RayLivingston:
Write the code, and time how long it takes to run using millis() or micros().
While this advise is good in concept, it's woefully lacking in practical details necessary to result in meaningful measurements.
There are many, many pitfalls.
For example, the compiler often will optimize code in unexpected ways. Many people who've tried to measure how much time some particular arithmetic expression required ended up with zero time, because they used constants. Even if you call a function, if the parameters are constants and the function is in the same file, the compiler can often propagate the constants and compute part or all of the result at compile time.
Even if you avoid letting the compiler pre-compute answers, the compiler can still sometimes identify common subexpressions and figure out crafty ways to compute something once and use it in 2 or more places.
The compiler can also move part or all of your computation outside of the region between where you measure the start and stop times. If the results only depend on constants and in-memory data, the compiler "knows" memory doesn't magically change, so it can employ all sorts of crafty optimizations to do some of the work before or after any particular point in time.

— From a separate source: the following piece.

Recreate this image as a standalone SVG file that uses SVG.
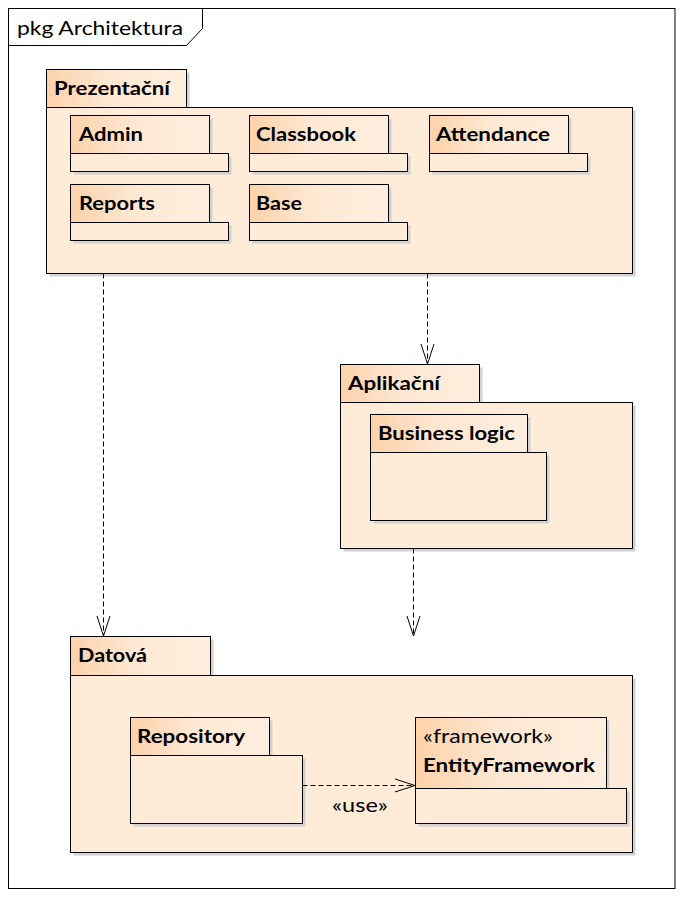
<svg xmlns="http://www.w3.org/2000/svg" width="683" height="897" viewBox="0 0 683 897">
<defs>
<linearGradient id="tabg" x1="0" y1="0" x2="1" y2="0">
<stop offset="0" stop-color="#FCD2AA"/>
<stop offset="0.45" stop-color="#FEE8D3"/>
<stop offset="1" stop-color="#FFEEDF"/>
</linearGradient>
<marker id="open" markerUnits="userSpaceOnUse" markerWidth="26" markerHeight="18" viewBox="-23 -9 26 18" refX="0" refY="0" orient="auto">
<path class="head" d="M-20,-6.5 L0,0 L-20,6.5"/>
</marker>
<style>
.frame{fill:#fff;stroke:#000;stroke-width:1}
.sh{fill:#D2D2D2}
.tab{fill:url(#tabg);stroke:#000;stroke-width:1}
.body{fill:#FEEBD8;stroke:#000;stroke-width:1}
.name{font-family:Lato,"Open Sans",sans-serif;font-weight:bold;font-size:18.5px;fill:#000}
.norm{font-family:Lato,"Open Sans",sans-serif;font-weight:normal;font-size:18.5px;fill:#000}
.dep{fill:none;stroke:#000;stroke-width:1;stroke-dasharray:5,3}
.head{fill:none;stroke:#000;stroke-width:1;stroke-dasharray:none}
</style>
</defs>
<rect width="683" height="897" fill="#fff"/>
<g id="frame">
<rect class="frame" x="8.5" y="8.5" width="666.5" height="880"/>
<path d="M8.5,45.5 L186.5,45.5 L202.5,28.5 L202.5,8.5" fill="none" stroke="#000"/>
<text class="norm" x="17" y="35" textLength="166" lengthAdjust="spacingAndGlyphs">pkg Architektura</text>
</g>
<g id="prezentacni">
<rect class="sh" x="49.5" y="72.5" width="140" height="38"/>
<rect class="sh" x="49.5" y="110.5" width="586" height="166"/>
<rect class="tab" x="46.5" y="69.5" width="140" height="38"/>
<rect class="body" x="46.5" y="107.5" width="586" height="166"/>
<text class="name" x="54" y="95" textLength="116" lengthAdjust="spacingAndGlyphs">Prezentační</text>
</g>
<g id="admin">
<rect class="sh" x="73.5" y="118.5" width="139" height="38"/>
<rect class="sh" x="73.5" y="156.5" width="158" height="18"/>
<rect class="tab" x="70.5" y="115.5" width="139" height="38"/>
<rect class="body" x="70.5" y="153.5" width="158" height="18"/>
<text class="name" x="79" y="141" textLength="64" lengthAdjust="spacingAndGlyphs">Admin</text>
</g>
<g id="classbook">
<rect class="sh" x="252.5" y="118.5" width="139" height="38"/>
<rect class="sh" x="252.5" y="156.5" width="158" height="18"/>
<rect class="tab" x="249.5" y="115.5" width="139" height="38"/>
<rect class="body" x="249.5" y="153.5" width="158" height="18"/>
<text class="name" x="256" y="141" textLength="100" lengthAdjust="spacingAndGlyphs">Classbook</text>
</g>
<g id="attendance">
<rect class="sh" x="432.5" y="118.5" width="139" height="38"/>
<rect class="sh" x="432.5" y="156.5" width="158" height="18"/>
<rect class="tab" x="429.5" y="115.5" width="139" height="38"/>
<rect class="body" x="429.5" y="153.5" width="158" height="18"/>
<text class="name" x="436" y="141" textLength="114" lengthAdjust="spacingAndGlyphs">Attendance</text>
</g>
<g id="reports">
<rect class="sh" x="73.5" y="187.5" width="139" height="38"/>
<rect class="sh" x="73.5" y="225.5" width="158" height="18"/>
<rect class="tab" x="70.5" y="184.5" width="139" height="38"/>
<rect class="body" x="70.5" y="222.5" width="158" height="18"/>
<text class="name" x="79" y="210" textLength="76" lengthAdjust="spacingAndGlyphs">Reports</text>
</g>
<g id="base">
<rect class="sh" x="252.5" y="187.5" width="139" height="38"/>
<rect class="sh" x="252.5" y="225.5" width="158" height="18"/>
<rect class="tab" x="249.5" y="184.5" width="139" height="38"/>
<rect class="body" x="249.5" y="222.5" width="158" height="18"/>
<text class="name" x="256" y="210" textLength="46" lengthAdjust="spacingAndGlyphs">Base</text>
</g>
<g id="aplikacni">
<rect class="sh" x="343.5" y="367.5" width="139" height="38"/>
<rect class="sh" x="343.5" y="405.5" width="292" height="146"/>
<rect class="tab" x="340.5" y="364.5" width="139" height="38"/>
<rect class="body" x="340.5" y="402.5" width="292" height="146"/>
<text class="name" x="348" y="390" textLength="92" lengthAdjust="spacingAndGlyphs">Aplikační</text>
</g>
<g id="businesslogic">
<rect class="sh" x="373.5" y="417.5" width="157" height="38"/>
<rect class="sh" x="373.5" y="455.5" width="176" height="68"/>
<rect class="tab" x="370.5" y="414.5" width="157" height="38"/>
<rect class="body" x="370.5" y="452.5" width="176" height="68"/>
<text class="name" x="378" y="440" textLength="137" lengthAdjust="spacingAndGlyphs">Business logic</text>
</g>
<g id="datova">
<rect class="sh" x="73.5" y="639.5" width="140" height="39"/>
<rect class="sh" x="73.5" y="678.5" width="562" height="177"/>
<rect class="tab" x="70.5" y="636.5" width="140" height="39"/>
<rect class="body" x="70.5" y="675.5" width="562" height="177"/>
<text class="name" x="78" y="662" textLength="69" lengthAdjust="spacingAndGlyphs">Datová</text>
</g>
<g id="repository">
<rect class="sh" x="133.5" y="720.5" width="139" height="38"/>
<rect class="sh" x="133.5" y="758.5" width="172" height="68"/>
<rect class="tab" x="130.5" y="717.5" width="139" height="38"/>
<rect class="body" x="130.5" y="755.5" width="172" height="68"/>
<text class="name" x="137" y="743" textLength="108" lengthAdjust="spacingAndGlyphs">Repository</text>
</g>
<g id="entityframework">
<rect class="sh" x="418.5" y="720.5" width="191" height="71"/>
<rect class="sh" x="418.5" y="791.5" width="211" height="35"/>
<rect class="tab" x="415.5" y="717.5" width="191" height="71"/>
<rect class="body" x="415.5" y="788.5" width="211" height="35"/>
<text class="norm" x="423" y="743" textLength="130" lengthAdjust="spacingAndGlyphs">«framework»</text>
<text class="name" x="423" y="772" textLength="172" lengthAdjust="spacingAndGlyphs">EntityFramework</text>
</g>
<g id="connectors">
<path class="dep" d="M103.5,273.5 L103.5,636" marker-end="url(#open)"/>
<path class="dep" d="M427.5,273.5 L427.5,364" marker-end="url(#open)"/>
<path class="dep" d="M413.5,548.5 L413.5,636" marker-end="url(#open)"/>
<path class="dep" d="M302.5,785.5 L415,785.5" marker-end="url(#open)"/>
<text class="norm" x="332" y="812" textLength="56" lengthAdjust="spacingAndGlyphs">«use»</text>
</g>
</svg>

Many of these optimizations are defeated by making variables "volatile", but doing so forces the compiler to make more memory accesses in many cases. Sometimes this can result in much slower results than would be seen normally.
Even if all these issues are avoided, the resolution is in microseconds, which is 84 cycles on Arduino Due. That's far too coarse for measuring something as fast as basic math operations. The micros() function contains quite a bit of code, as well, so it has considerable overhead.
If you try to do the operation many times using a loop, the looping overhead can greatly skew the results. Especially branching tends to be slow on pipelined processors.
Unrolling loops, which involves making many copies of the code, tends to give better results than looping. But even that is error-prone on Arduino Due, because the CPU runs much faster than the flash memory. There's a special buffer and small cache between the flash memory and CPU core. Unrolled code tends to run fairly well, since the buffer pre-fetches ahead of where the CPU is executing, but it also tends to wipe cached data, adding extra latency to any branching.
My long-winded point is there are a LOT of pitfalls to measuring the speed of code on fast and complex processors like Arduino Due. The general idea is good, but to suggest "Write the code, and time how long it takes" without any specific guidance to avoid all the issues is hardly helpful.
At the very least, meaningful benchmarking needs to be carefully tested first on similar code with predictable timing (perhaps by analyzing disassembly). Then the code to be tested needed to be checked to make sure it doesn't trigger very different compiled code. It's anything but easy to accurately measure by just writing some simple code and making a measurement without considering sources of error.